TASK TO CARRY OUT - Every line of the material is to be quoted verbatim, minus the pictures.

---+---

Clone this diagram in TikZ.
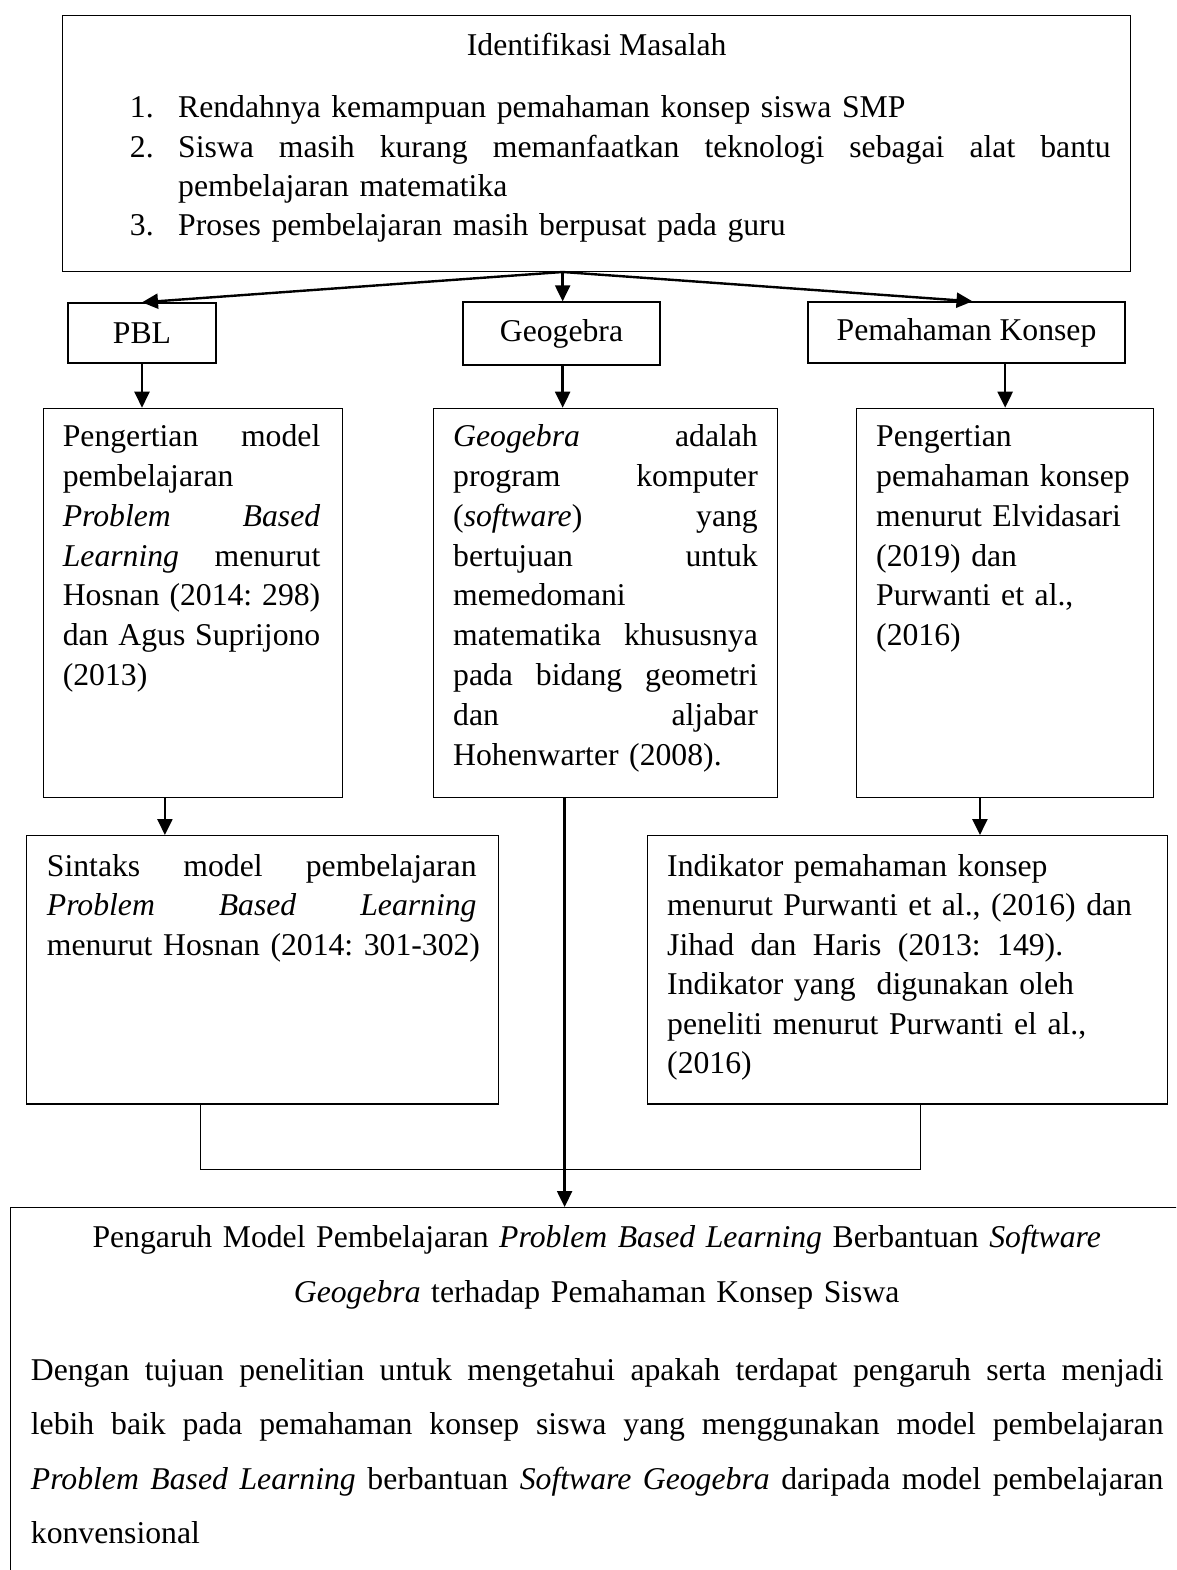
\documentclass[tikz,border=0pt]{standalone}
\usepackage{fontspec}
\setmainfont{Liberation Serif}
\usetikzlibrary{arrows.meta}
\newcommand\jl[2]{\makebox[#1pt][s]{#2}}
\frenchspacing
\begin{document}
\begin{tikzpicture}[x=1pt,y=-1pt,
  box/.style={draw, line width=1.3pt, inner sep=0pt, anchor=north west},
  sbox/.style={draw, line width=1.3pt, inner sep=0pt, font=\fontsize{31.7pt}{39.6pt}\selectfont},
  txt/.style={inner sep=0pt, anchor=base west, align=left, font=\fontsize{31.7pt}{#1pt}\selectfont\frenchspacing},
  txt/.default=39.8,
  arr/.style={-{Triangle[length=16pt,width=15pt]}, line width=2.4pt},
  ln/.style={line width=1.2pt}]
\useasboundingbox (0,0) rectangle (1176,1570);
\clip (0,0) rectangle (1176,1570);

% boxes
\node[box, minimum width=1068pt, minimum height=255.7pt] (top) at (62,15) {};
\node[sbox, minimum width=148pt, minimum height=60pt] (pbl) at (142,333) {PBL};
\node[sbox, minimum width=197pt, minimum height=63pt] (geo) at (561.5,333.5) {Geogebra};
\node[sbox, minimum width=317pt, minimum height=61pt] (pk) at (966.5,332.5) {Pemahaman Konsep};
\node[box, minimum width=298.5pt, minimum height=389pt] (r2a) at (43,407.7) {};
\node[box, minimum width=344.3pt, minimum height=389pt] (r2b) at (432.7,407.7) {};
\node[box, minimum width=297pt, minimum height=389pt] (r2c) at (856,407.7) {};
\node[box, minimum width=471.5pt, minimum height=268.3pt] (r3a) at (26,835) {};
\node[box, minimum width=520pt, minimum height=268.3pt] (r3b) at (647,835) {};
\node[box, minimum width=1185pt, minimum height=400pt] (final) at (10,1207) {};

% top text
\node[txt, anchor=base] (ttl) at (596.7,56) {Identifikasi Masalah};
\node[txt=39.3, text width=981pt] (list) at (129.7,118) {%
\makebox[48.3pt][l]{1.}Rendahnya kemampuan pemahaman konsep siswa SMP\\
\makebox[48.3pt][l]{2.}\jl{932.5}{Siswa\hfill masih\hfill kurang\hfill memanfaatkan\hfill teknologi\hfill sebagai\hfill alat\hfill bantu}\\
\hspace*{48.3pt}pembelajaran matematika\\
\makebox[48.3pt][l]{3.}Proses pembelajaran masih berpusat pada guru};

% row 2 text
\node[txt, text width=257.5pt] (t2a) at (62.6,446.7) {%
\jl{257.5}{Pengertian\hfill model}\\
pembelajaran\\
\jl{257.5}{\textit{Problem}\hfill\textit{Based}}\\
\jl{257.5}{\textit{Learning}\hfill menurut}\\
\jl{257.5}{Hosnan\hfill (2014:\hfill 298)}\\
\jl{257.5}{dan\hfill Agus\hfill Suprijono}\\
(2013)};
\node[txt, text width=304.6pt] (t2b) at (453,446.7) {%
\jl{304.6}{\textit{Geogebra}\hfill adalah}\\
\jl{304.6}{program\hfill komputer}\\
\jl{304.6}{(\textit{software})\hfill yang}\\
\jl{304.6}{bertujuan\hfill untuk}\\
memedomani\\
\jl{304.6}{matematika\hfill khususnya}\\
\jl{304.6}{pada\hfill bidang\hfill geometri}\\
\jl{304.6}{dan\hfill aljabar}\\
Hohenwarter (2008).};
\node[txt, text width=270pt] (t2c) at (876,446.7) {%
Pengertian\\
pemahaman konsep\\
menurut Elvidasari\\
(2019) dan\\
Purwanti et al.,\\
(2016)};

% row 3 text
\node[txt=39.5, text width=440pt] (t3a) at (46.7,876) {%
\jl{429.7}{Sintaks\hfill model\hfill pembelajaran}\\
\jl{429.7}{\textit{Problem}\hfill\textit{Based}\hfill\textit{Learning}}\\
menurut Hosnan (2014: 301-302)};
\node[txt=39.5, text width=480pt] (t3b) at (667,876) {%
Indikator pemahaman konsep\\
menurut Purwanti et al., (2016) dan\\
\jl{396}{Jihad\hfill dan\hfill Haris\hfill (2013:\hfill 149).}\\
Indikator yang\ \ digunakan oleh\\
peneliti menurut Purwanti el al.,\\
(2016)};

% final text
\node[txt=55, anchor=base, text width=1132pt, align=center] (ft) at (596.7,1247) {%
Pengaruh Model Pembelajaran \textit{Problem Based Learning} Berbantuan \textit{Software}\\
\textit{Geogebra} terhadap Pemahaman Konsep Siswa};
\node[txt=54.5, text width=1140pt] (fp) at (30.7,1380) {%
\jl{1132.6}{Dengan\hfill tujuan\hfill penelitian\hfill untuk\hfill mengetahui\hfill apakah\hfill terdapat\hfill pengaruh\hfill serta\hfill menjadi}\\
\jl{1132.6}{lebih\hfill baik\hfill pada\hfill pemahaman\hfill konsep\hfill siswa\hfill yang\hfill menggunakan\hfill model\hfill pembelajaran}\\
\jl{1132.6}{\textit{Problem}\hfill\textit{Based}\hfill\textit{Learning}\hfill berbantuan\hfill\textit{Software}\hfill\textit{Geogebra}\hfill daripada\hfill model\hfill pembelajaran}\\
konvensional};

% connectors
\coordinate (apex) at ([xshift=-34pt]top.south);
\draw[arr] (apex) -- (pbl.north);
\draw[arr] (apex) -- (apex |- geo.north);
\draw[arr] (apex) -- ([xshift=6pt]pk.north);
\draw[arr] (pbl.south) -- (pbl.south |- r2a.north);
\draw[arr] (apex |- geo.south) -- (apex |- r2b.north);
\draw[arr] (pk.south -| r2c.north) -- (r2c.north);
\draw[arr] ([xshift=-28pt]r2a.south) -- ([xshift=-28pt]r2a.south |- r3a.north);
\draw[arr] ([xshift=-25.2pt]r2c.south) -- ([xshift=-25.2pt]r2c.south |- r3b.north);
\coordinate (ml) at ([xshift=-62pt]r3a.south);
\coordinate (mr) at ([xshift=12.7pt]r3b.south);
\draw[ln] (ml) -- ++(0,65) -| (mr);
\draw[arr] ([xshift=-40.9pt]r2b.south) -- ([xshift=-40.9pt]r2b.south |- final.north);
\end{tikzpicture}
\end{document}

---+---

TASK SOLUTION -
Clone this diagram in TikZ.
\documentclass[tikz,border=0pt]{standalone}
\usepackage{fontspec}
\setmainfont{Liberation Serif}
\usetikzlibrary{arrows.meta}
\newcommand\jl[2]{\makebox[#1pt][s]{#2}}
\frenchspacing
\begin{document}
\begin{tikzpicture}[x=1pt,y=-1pt,
  box/.style={draw, line width=1.3pt, inner sep=0pt, anchor=north west},
  sbox/.style={draw, line width=1.3pt, inner sep=0pt, font=\fontsize{31.7pt}{39.6pt}\selectfont},
  txt/.style={inner sep=0pt, anchor=base west, align=left, font=\fontsize{31.7pt}{#1pt}\selectfont\frenchspacing},
  txt/.default=39.8,
  arr/.style={-{Triangle[length=16pt,width=15pt]}, line width=2.4pt},
  ln/.style={line width=1.2pt}]
\useasboundingbox (0,0) rectangle (1176,1570);
\clip (0,0) rectangle (1176,1570);

% boxes
\node[box, minimum width=1068pt, minimum height=255.7pt] (top) at (62,15) {};
\node[sbox, minimum width=148pt, minimum height=60pt] (pbl) at (142,333) {PBL};
\node[sbox, minimum width=197pt, minimum height=63pt] (geo) at (561.5,333.5) {Geogebra};
\node[sbox, minimum width=317pt, minimum height=61pt] (pk) at (966.5,332.5) {Pemahaman Konsep};
\node[box, minimum width=298.5pt, minimum height=389pt] (r2a) at (43,407.7) {};
\node[box, minimum width=344.3pt, minimum height=389pt] (r2b) at (432.7,407.7) {};
\node[box, minimum width=297pt, minimum height=389pt] (r2c) at (856,407.7) {};
\node[box, minimum width=471.5pt, minimum height=268.3pt] (r3a) at (26,835) {};
\node[box, minimum width=520pt, minimum height=268.3pt] (r3b) at (647,835) {};
\node[box, minimum width=1185pt, minimum height=400pt] (final) at (10,1207) {};

% top text
\node[txt, anchor=base] (ttl) at (596.7,56) {Identifikasi Masalah};
\node[txt=39.3, text width=981pt] (list) at (129.7,118) {%
\makebox[48.3pt][l]{1.}Rendahnya kemampuan pemahaman konsep siswa SMP\\
\makebox[48.3pt][l]{2.}\jl{932.5}{Siswa\hfill masih\hfill kurang\hfill memanfaatkan\hfill teknologi\hfill sebagai\hfill alat\hfill bantu}\\
\hspace*{48.3pt}pembelajaran matematika\\
\makebox[48.3pt][l]{3.}Proses pembelajaran masih berpusat pada guru};

% row 2 text
\node[txt, text width=257.5pt] (t2a) at (62.6,446.7) {%
\jl{257.5}{Pengertian\hfill model}\\
pembelajaran\\
\jl{257.5}{\textit{Problem}\hfill\textit{Based}}\\
\jl{257.5}{\textit{Learning}\hfill menurut}\\
\jl{257.5}{Hosnan\hfill (2014:\hfill 298)}\\
\jl{257.5}{dan\hfill Agus\hfill Suprijono}\\
(2013)};
\node[txt, text width=304.6pt] (t2b) at (453,446.7) {%
\jl{304.6}{\textit{Geogebra}\hfill adalah}\\
\jl{304.6}{program\hfill komputer}\\
\jl{304.6}{(\textit{software})\hfill yang}\\
\jl{304.6}{bertujuan\hfill untuk}\\
memedomani\\
\jl{304.6}{matematika\hfill khususnya}\\
\jl{304.6}{pada\hfill bidang\hfill geometri}\\
\jl{304.6}{dan\hfill aljabar}\\
Hohenwarter (2008).};
\node[txt, text width=270pt] (t2c) at (876,446.7) {%
Pengertian\\
pemahaman konsep\\
menurut Elvidasari\\
(2019) dan\\
Purwanti et al.,\\
(2016)};

% row 3 text
\node[txt=39.5, text width=440pt] (t3a) at (46.7,876) {%
\jl{429.7}{Sintaks\hfill model\hfill pembelajaran}\\
\jl{429.7}{\textit{Problem}\hfill\textit{Based}\hfill\textit{Learning}}\\
menurut Hosnan (2014: 301-302)};
\node[txt=39.5, text width=480pt] (t3b) at (667,876) {%
Indikator pemahaman konsep\\
menurut Purwanti et al., (2016) dan\\
\jl{396}{Jihad\hfill dan\hfill Haris\hfill (2013:\hfill 149).}\\
Indikator yang\ \ digunakan oleh\\
peneliti menurut Purwanti el al.,\\
(2016)};

% final text
\node[txt=55, anchor=base, text width=1132pt, align=center] (ft) at (596.7,1247) {%
Pengaruh Model Pembelajaran \textit{Problem Based Learning} Berbantuan \textit{Software}\\
\textit{Geogebra} terhadap Pemahaman Konsep Siswa};
\node[txt=54.5, text width=1140pt] (fp) at (30.7,1380) {%
\jl{1132.6}{Dengan\hfill tujuan\hfill penelitian\hfill untuk\hfill mengetahui\hfill apakah\hfill terdapat\hfill pengaruh\hfill serta\hfill menjadi}\\
\jl{1132.6}{lebih\hfill baik\hfill pada\hfill pemahaman\hfill konsep\hfill siswa\hfill yang\hfill menggunakan\hfill model\hfill pembelajaran}\\
\jl{1132.6}{\textit{Problem}\hfill\textit{Based}\hfill\textit{Learning}\hfill berbantuan\hfill\textit{Software}\hfill\textit{Geogebra}\hfill daripada\hfill model\hfill pembelajaran}\\
konvensional};

% connectors
\coordinate (apex) at ([xshift=-34pt]top.south);
\draw[arr] (apex) -- (pbl.north);
\draw[arr] (apex) -- (apex |- geo.north);
\draw[arr] (apex) -- ([xshift=6pt]pk.north);
\draw[arr] (pbl.south) -- (pbl.south |- r2a.north);
\draw[arr] (apex |- geo.south) -- (apex |- r2b.north);
\draw[arr] (pk.south -| r2c.north) -- (r2c.north);
\draw[arr] ([xshift=-28pt]r2a.south) -- ([xshift=-28pt]r2a.south |- r3a.north);
\draw[arr] ([xshift=-25.2pt]r2c.south) -- ([xshift=-25.2pt]r2c.south |- r3b.north);
\coordinate (ml) at ([xshift=-62pt]r3a.south);
\coordinate (mr) at ([xshift=12.7pt]r3b.south);
\draw[ln] (ml) -- ++(0,65) -| (mr);
\draw[arr] ([xshift=-40.9pt]r2b.south) -- ([xshift=-40.9pt]r2b.south |- final.north);
\end{tikzpicture}
\end{document}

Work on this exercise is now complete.